Not a lot of honor in that long and sordid history. But it does seem like there have usually been lines people aren't willing to cross, whether for fear of hurting their own interests or because of honor, and with that, there have always been people willing to cross those lines. The biggest one, recently, is the idea that there's a significant moral difference between conventional weapons and weapons of mass destruction. Nerve gas is no longer in use, except occasionally by people like Saddam Hussein; nuclear weapons have been used twice, and only twice. We rely on the existence of certain rules for combat: the Geneva Conventions, not attacking civilians, whatever. It's the same thing as trying to live with other people: you know that lots of people could beat you up and steal your money, but you count on the fact that most people won't do that.

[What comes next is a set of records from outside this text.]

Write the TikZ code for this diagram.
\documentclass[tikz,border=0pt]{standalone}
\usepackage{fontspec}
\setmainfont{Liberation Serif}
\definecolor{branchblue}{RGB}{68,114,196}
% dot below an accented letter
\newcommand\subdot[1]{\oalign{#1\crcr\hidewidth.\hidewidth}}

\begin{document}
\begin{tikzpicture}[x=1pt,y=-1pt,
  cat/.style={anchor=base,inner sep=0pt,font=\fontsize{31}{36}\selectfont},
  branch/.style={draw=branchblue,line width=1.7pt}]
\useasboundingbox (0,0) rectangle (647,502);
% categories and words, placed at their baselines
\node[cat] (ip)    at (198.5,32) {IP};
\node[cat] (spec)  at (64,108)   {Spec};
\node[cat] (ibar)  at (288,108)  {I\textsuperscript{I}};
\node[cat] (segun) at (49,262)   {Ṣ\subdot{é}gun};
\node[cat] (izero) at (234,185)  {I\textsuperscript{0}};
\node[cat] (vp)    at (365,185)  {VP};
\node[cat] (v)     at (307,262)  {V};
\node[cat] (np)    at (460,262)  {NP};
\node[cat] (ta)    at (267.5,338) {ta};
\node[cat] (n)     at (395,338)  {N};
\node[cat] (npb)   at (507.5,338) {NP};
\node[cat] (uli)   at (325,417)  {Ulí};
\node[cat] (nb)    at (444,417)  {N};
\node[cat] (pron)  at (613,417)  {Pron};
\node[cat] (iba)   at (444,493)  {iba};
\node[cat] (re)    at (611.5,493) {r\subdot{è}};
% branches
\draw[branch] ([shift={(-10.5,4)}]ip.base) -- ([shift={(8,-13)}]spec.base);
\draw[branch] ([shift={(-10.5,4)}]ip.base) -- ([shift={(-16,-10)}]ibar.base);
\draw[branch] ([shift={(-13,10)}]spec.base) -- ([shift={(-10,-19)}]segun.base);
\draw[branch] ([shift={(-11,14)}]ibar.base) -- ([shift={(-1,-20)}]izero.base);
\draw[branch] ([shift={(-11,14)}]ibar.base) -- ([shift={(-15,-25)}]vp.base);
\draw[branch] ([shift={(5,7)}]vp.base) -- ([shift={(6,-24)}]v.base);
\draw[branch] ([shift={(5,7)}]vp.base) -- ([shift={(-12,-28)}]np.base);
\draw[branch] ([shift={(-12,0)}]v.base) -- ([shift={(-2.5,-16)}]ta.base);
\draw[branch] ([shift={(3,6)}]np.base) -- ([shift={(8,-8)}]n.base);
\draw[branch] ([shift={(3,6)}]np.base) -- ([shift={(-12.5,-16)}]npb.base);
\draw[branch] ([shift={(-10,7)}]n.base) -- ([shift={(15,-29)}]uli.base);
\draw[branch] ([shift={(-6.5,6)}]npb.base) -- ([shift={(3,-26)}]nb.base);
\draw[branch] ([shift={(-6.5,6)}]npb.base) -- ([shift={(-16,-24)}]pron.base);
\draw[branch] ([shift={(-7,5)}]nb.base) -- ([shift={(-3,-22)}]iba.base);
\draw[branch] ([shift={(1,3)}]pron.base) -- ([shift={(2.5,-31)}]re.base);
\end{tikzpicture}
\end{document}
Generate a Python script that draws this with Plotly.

I think the same thing happens in war. We won't target children. We won't use chemical weapons. People break those rules, but basically we rely on them. And I think those rules require a certain responsibility for our actions. The closer you are to the evil you're doing, the harder it is to do it. So in the Civil War, people didn't aim or didn't shoot, because they could see the people they were going to kill. If you're dropping a bomb, you don't see that. Having a conscience depends on that direct relationship to your actions.

Robot soldiers are even worse. They will allow us to go further and further away from what we're doing, to program soldiers to kill and then not see the consequences. I'm not a pacifist, really, but I think people should be able to look at their actions and own them: the further we get from that the worse war (and everything) becomes.

All this is quite aside from how completely silly it's going to be if robot armies start taking each other on. Then it'll be just like Magic the Gathering or Warhammer. "My Salamander Hunting Pack can beat up your Daemon Prince!" Except, you know, real. And paid for by my tax dollars.

If that's really what they want, I have an old deck of Magic cards they can have. It's not very good, but it'll get them started. Even better, it won't kill anyone.


1. The Darkover books by Marion Zimmer Bradley and Jaran and its sequels by Kate Elliott. Jaran is awesome, and some of the Darkover books are pretty good too. The Shattered Chain is total adolescent wish-fulfillment for a certain kind of person.